Em relação aos aspectos formais do discurso cinematográfico, é interessante destacar os elementos que constituem algumas das principais características do Cinema Novo Alemão, que tem as suas raízes na Nouvelle Vague Francesa, tais como a opacidade do discurso cinematográfico, em oposição à transparência. Herzog se utiliza de recursos de movimentação de câmeras, câmera na mão e, até mesmo, a quebra do efeito de realidade quando a personagem Aguirre olha para a objetiva da câmera, o que cria um discurso oposto ao do cinema naturalista, muito utilizado pelo cinema comercial e repudiado pelos adeptos das correntes do Cinema moderno vindos da esteira da “Nova Onda” francesa, como também o Cinema Novo brasileiro. O importante é a expressão, a subjetividade do discurso cinematográfico; o Cinema como Arte.
Um dos pontos interessantes do filme é uma alusão ao famoso episódio histórico conhecido como “Encontro de Cajamarca” (1532), onde o conquistador espanhol Francisco Pizarro (1476-1541) capturou o imperador Inca Atahualpa (1502-1533). No encontro, os espanhóis ordenam para Atahualpa se converter ao cristianismo, dando-lhe uma bíblia nas mãos. Intrigado, o imperador pega a bíblia; alguns relatos dizem que o imperador Inca joga a bíblia ao chão, outros que isto foi apenas um pretexto para os espanhóis declarassem guerra e conquistassem os Incas. No filme, “Aguirre, a cólera dos deuses” há uma cena que reproduz de forma livre o encontro, de modo que um nativo de tribos amazônicas tenta estabelecer contato com Aguirre e seus homens. No diálogo, dão-lhe uma bíblia que acaba caindo de suas mãos, o que é motivo para o seu rápido assassinato.

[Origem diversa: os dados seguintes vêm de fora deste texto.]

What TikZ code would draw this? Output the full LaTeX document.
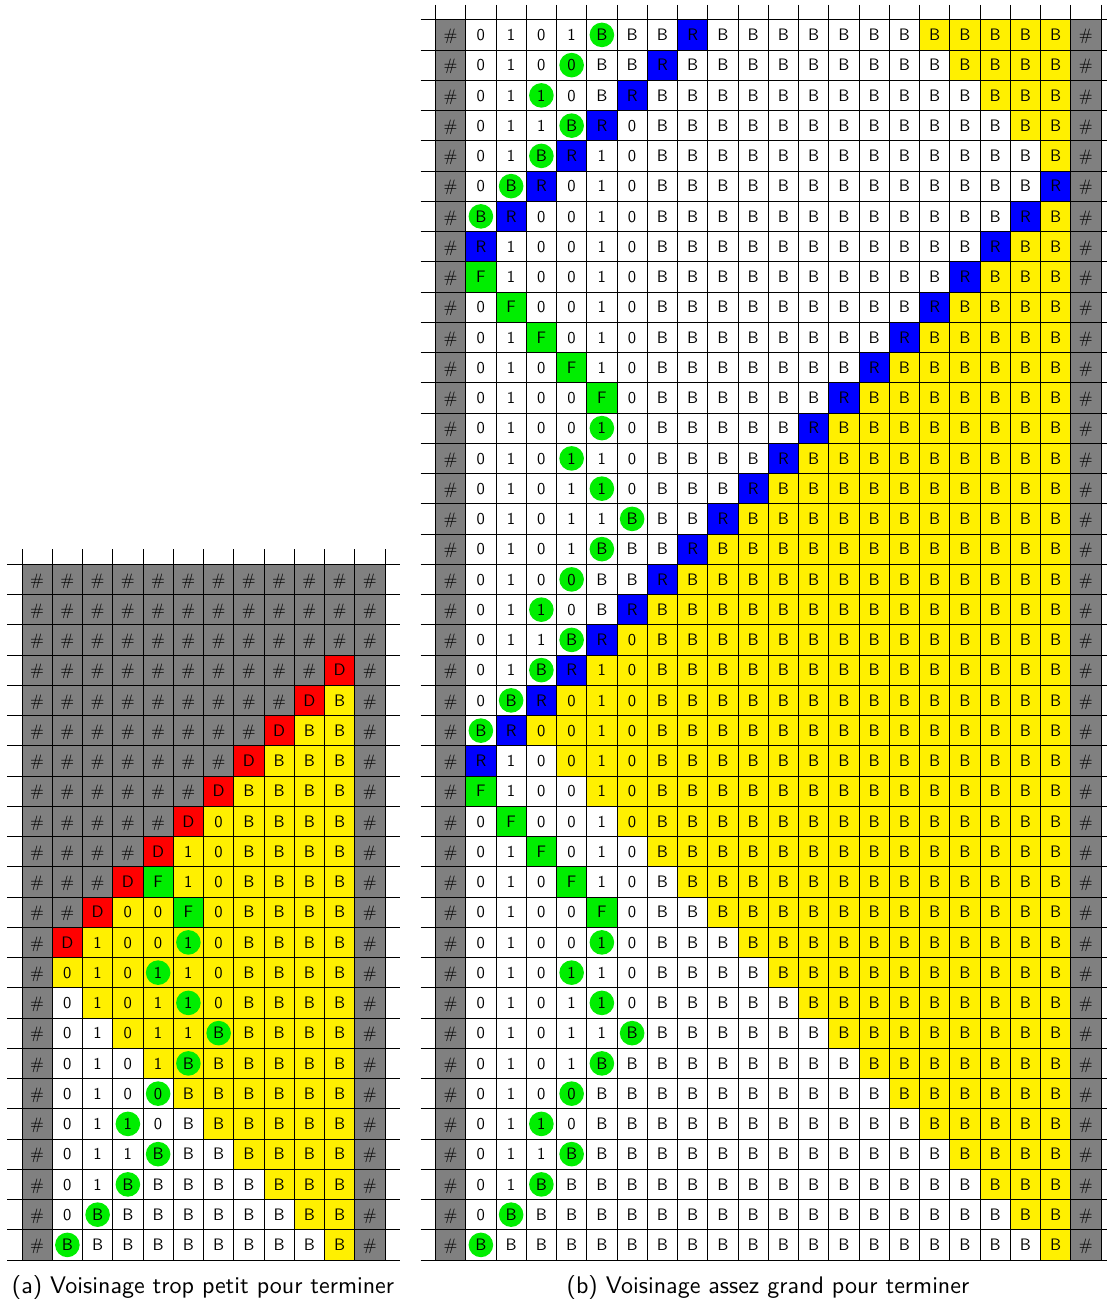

Em “Aguirre, a Cólera dos Deuses”, os exploradores não encontram o Eldorado, nem ouro, ou riquezas, ou mesmo glória. Há apenas a fome, a miséria, a insanidade e a loucura de Aguirre, que julga ter a cólera dos deuses. No entanto, a sua queda, como a de todo herói que ousa desafiar os deuses, é a perdição na sua própria loucura e a não realizada ambição. No final, o rio continua o seu curso, os homens não; no coração da floresta, as trevas surgem no coração dos homens. A “terceira margem do rio” é a loucura, a cólera: de Aguirre, da Floresta, dos Deuses.